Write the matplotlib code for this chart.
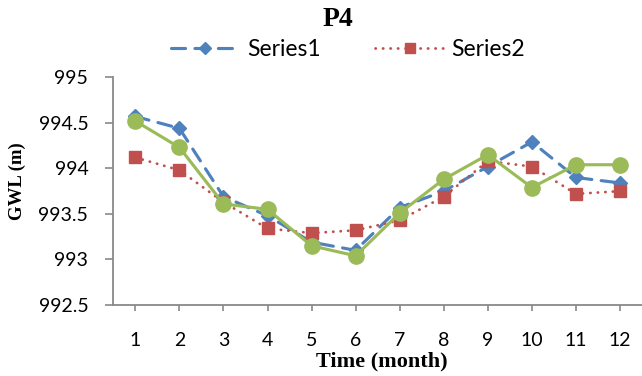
--
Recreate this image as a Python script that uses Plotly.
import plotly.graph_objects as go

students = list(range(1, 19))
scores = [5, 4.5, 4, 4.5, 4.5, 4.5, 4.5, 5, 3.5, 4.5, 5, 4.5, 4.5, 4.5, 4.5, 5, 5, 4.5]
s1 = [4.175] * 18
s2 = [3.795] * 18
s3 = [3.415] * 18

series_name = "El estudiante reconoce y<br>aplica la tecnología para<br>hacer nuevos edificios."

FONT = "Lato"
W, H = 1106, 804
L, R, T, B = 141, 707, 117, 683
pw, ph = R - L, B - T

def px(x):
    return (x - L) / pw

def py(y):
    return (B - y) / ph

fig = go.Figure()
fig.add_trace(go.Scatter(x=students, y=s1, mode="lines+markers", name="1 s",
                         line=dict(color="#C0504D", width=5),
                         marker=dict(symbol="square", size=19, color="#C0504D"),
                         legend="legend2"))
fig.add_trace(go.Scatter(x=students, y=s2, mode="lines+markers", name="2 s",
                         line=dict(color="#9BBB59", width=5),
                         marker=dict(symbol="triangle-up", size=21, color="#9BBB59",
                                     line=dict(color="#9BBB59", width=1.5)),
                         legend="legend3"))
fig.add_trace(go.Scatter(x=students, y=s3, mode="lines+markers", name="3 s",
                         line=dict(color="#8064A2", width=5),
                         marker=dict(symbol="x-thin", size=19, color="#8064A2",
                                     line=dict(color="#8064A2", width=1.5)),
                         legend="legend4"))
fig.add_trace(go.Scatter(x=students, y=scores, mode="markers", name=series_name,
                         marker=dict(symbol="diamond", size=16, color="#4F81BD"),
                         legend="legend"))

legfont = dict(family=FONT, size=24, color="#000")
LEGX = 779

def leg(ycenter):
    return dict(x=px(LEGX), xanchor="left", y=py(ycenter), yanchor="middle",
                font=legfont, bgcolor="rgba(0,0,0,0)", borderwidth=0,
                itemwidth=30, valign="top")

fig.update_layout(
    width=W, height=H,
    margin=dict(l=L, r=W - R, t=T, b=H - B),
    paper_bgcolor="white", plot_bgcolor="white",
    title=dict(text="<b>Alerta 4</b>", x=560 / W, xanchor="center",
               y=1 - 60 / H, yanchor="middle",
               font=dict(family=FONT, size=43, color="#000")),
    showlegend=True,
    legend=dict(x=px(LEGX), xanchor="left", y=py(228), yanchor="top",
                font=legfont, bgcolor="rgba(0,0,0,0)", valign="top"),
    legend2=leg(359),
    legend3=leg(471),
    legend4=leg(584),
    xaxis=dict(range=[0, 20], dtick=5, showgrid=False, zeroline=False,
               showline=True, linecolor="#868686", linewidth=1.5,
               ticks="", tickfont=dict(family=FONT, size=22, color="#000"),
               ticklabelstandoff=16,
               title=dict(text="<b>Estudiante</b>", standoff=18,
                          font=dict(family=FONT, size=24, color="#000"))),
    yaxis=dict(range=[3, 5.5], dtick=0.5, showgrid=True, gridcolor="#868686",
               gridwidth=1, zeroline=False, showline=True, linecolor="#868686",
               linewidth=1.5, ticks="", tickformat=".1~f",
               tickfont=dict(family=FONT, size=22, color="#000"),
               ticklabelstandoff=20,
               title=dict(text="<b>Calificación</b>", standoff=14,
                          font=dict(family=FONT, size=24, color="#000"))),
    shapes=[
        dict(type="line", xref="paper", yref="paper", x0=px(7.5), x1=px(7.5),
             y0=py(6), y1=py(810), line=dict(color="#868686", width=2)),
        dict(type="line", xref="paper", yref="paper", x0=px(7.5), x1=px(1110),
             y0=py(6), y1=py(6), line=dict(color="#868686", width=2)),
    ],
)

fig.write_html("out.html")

- YOUR OBJECTIVE: Only the lines from the line with "Recreate this image" to the line with "return (B - y) / ph", inclusive, are to be printed, exactly as they appear.

- RIGHT ANSWER:
Recreate this image as a Python script that uses Plotly.
import plotly.graph_objects as go

students = list(range(1, 19))
scores = [5, 4.5, 4, 4.5, 4.5, 4.5, 4.5, 5, 3.5, 4.5, 5, 4.5, 4.5, 4.5, 4.5, 5, 5, 4.5]
s1 = [4.175] * 18
s2 = [3.795] * 18
s3 = [3.415] * 18

series_name = "El estudiante reconoce y<br>aplica la tecnología para<br>hacer nuevos edificios."

FONT = "Lato"
W, H = 1106, 804
L, R, T, B = 141, 707, 117, 683
pw, ph = R - L, B - T

def px(x):
    return (x - L) / pw

def py(y):
    return (B - y) / ph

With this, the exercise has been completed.